Ownership follows Arrow conventions. Record() is valid only between a Next()==true and the following Next() call; the reader owns the batch and may release it on the next advance. A caller that needs to keep a batch past the next Next() must Retain it. Release frees the reader and any source it owns (e.g. a file handle).
func ScanCSV ¶
ScanCSV opens a CSV file and returns a streaming RecordReader over its batches. It is a thin adapter over the shared ingestion seam. The returned reader honors ctx cancellation between batches and owns the file handle, closing it on Release.
func ScanParquet ¶
func ScanParquet(ctx context.Context, path string, opts ...ParquetOption) (RecordReader, error)
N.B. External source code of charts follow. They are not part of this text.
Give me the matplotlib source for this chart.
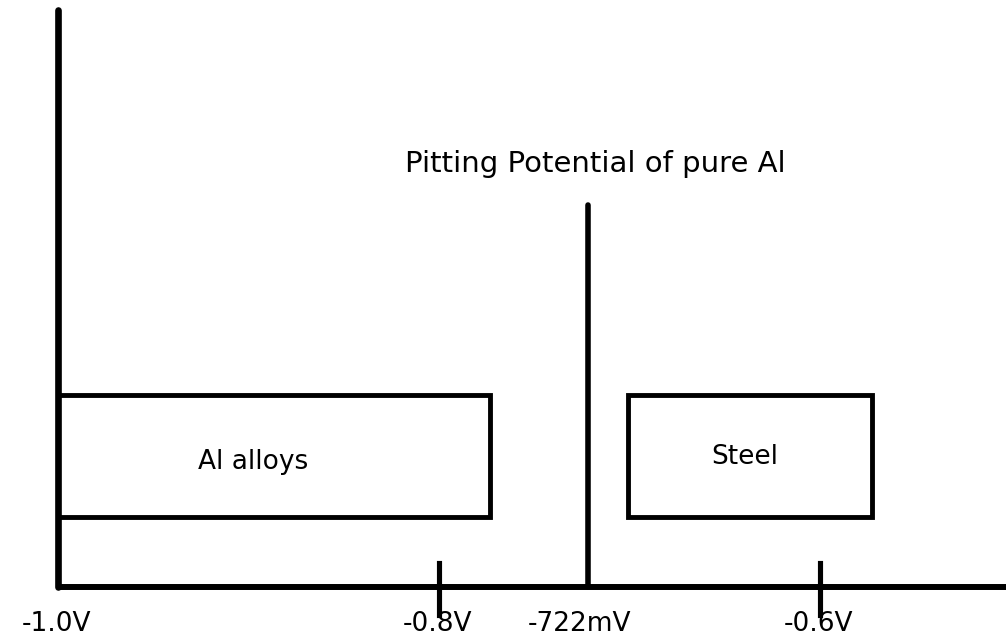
import matplotlib
matplotlib.use("Agg")
import matplotlib.pyplot as plt
from matplotlib.patches import Rectangle

# Data (potentials in V)
tick_values = [-1.0, -0.8, -0.6]
tick_labels = ["-1.0V", "-0.8V", "-0.6V"]
pitting_potential = -0.722
pitting_label = "-722mV"
pitting_title = "Pitting Potential of pure Al"
materials = ["Al alloys", "Steel"]
range_start = [-1.0, -0.7008]
range_end = [-0.7732, -0.5727]

# layout (arbitrary vertical units)
box_bottom, box_top = 70, 192
line_top = 382
axis_top = 577
lw = 4.0

fig = plt.figure(figsize=(10.06, 6.44), dpi=100)
ax = fig.add_axes([0, 0, 1, 1])
ax.set_xlim(-1.0 - 58 / 1905, -1.0 + (1006 - 58) / 1905)
ax.set_ylim(-57, 587)
ax.axis("off")

fs = 19
# axes
ax.plot([-1.0, -0.45], [0, 0], color="black", lw=lw + 0.3, solid_capstyle="butt", clip_on=False)
ax.plot([-1.0, -1.0], [0, axis_top], color="black", lw=lw + 0.8, solid_capstyle="round")

# ticks and labels
for v, lab in zip(tick_values, tick_labels):
    if v != -1.0:
        ax.plot([v, v], [-28, 24], color="black", lw=lw - 0.3)
    ax.text(v - 0.001, -37, lab, ha="center", va="center", fontsize=fs)

# pitting potential line
ax.plot([pitting_potential, pitting_potential], [0, line_top], color="black", lw=lw,
        solid_capstyle="round")
ax.text(pitting_potential - 0.004, -37, pitting_label, ha="center", va="center", fontsize=fs)
ax.text(pitting_potential + 0.004, 415, pitting_title, ha="center", va="baseline", fontsize=21)

# material boxes
label_x = [-0.8976, -0.6394]
label_y = [125, 130]
for s, e, name, lx, ly in zip(range_start, range_end, materials, label_x, label_y):
    ax.add_patch(Rectangle((s, box_bottom), e - s, box_top - box_bottom, fill=False,
                           edgecolor="black", lw=lw - 0.5, joinstyle="miter"))
    ax.text(lx, ly, name, ha="center", va="center", fontsize=fs)

fig.savefig("out.png", dpi=100)
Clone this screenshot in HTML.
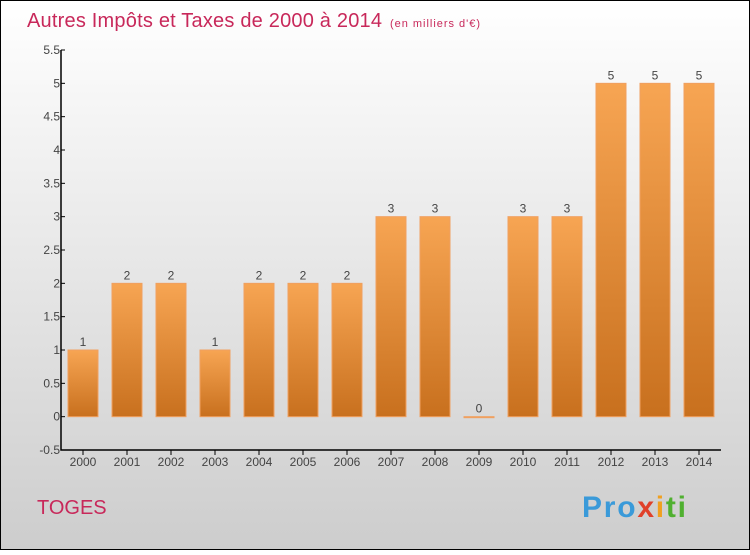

ScanParquet opens a Parquet file and returns a streaming RecordReader over its batches. It is a thin adapter over the shared ingestion seam. The returned reader honors ctx cancellation between batches and owns the underlying file, closing it on Release.
func WithContext ¶
func WithContext(ctx context.Context, inner RecordReader) RecordReader
WithContext returns a RecordReader that honors ctx cancellation between batches. If inner is already context-bound or ctx is nil, inner is returned unchanged.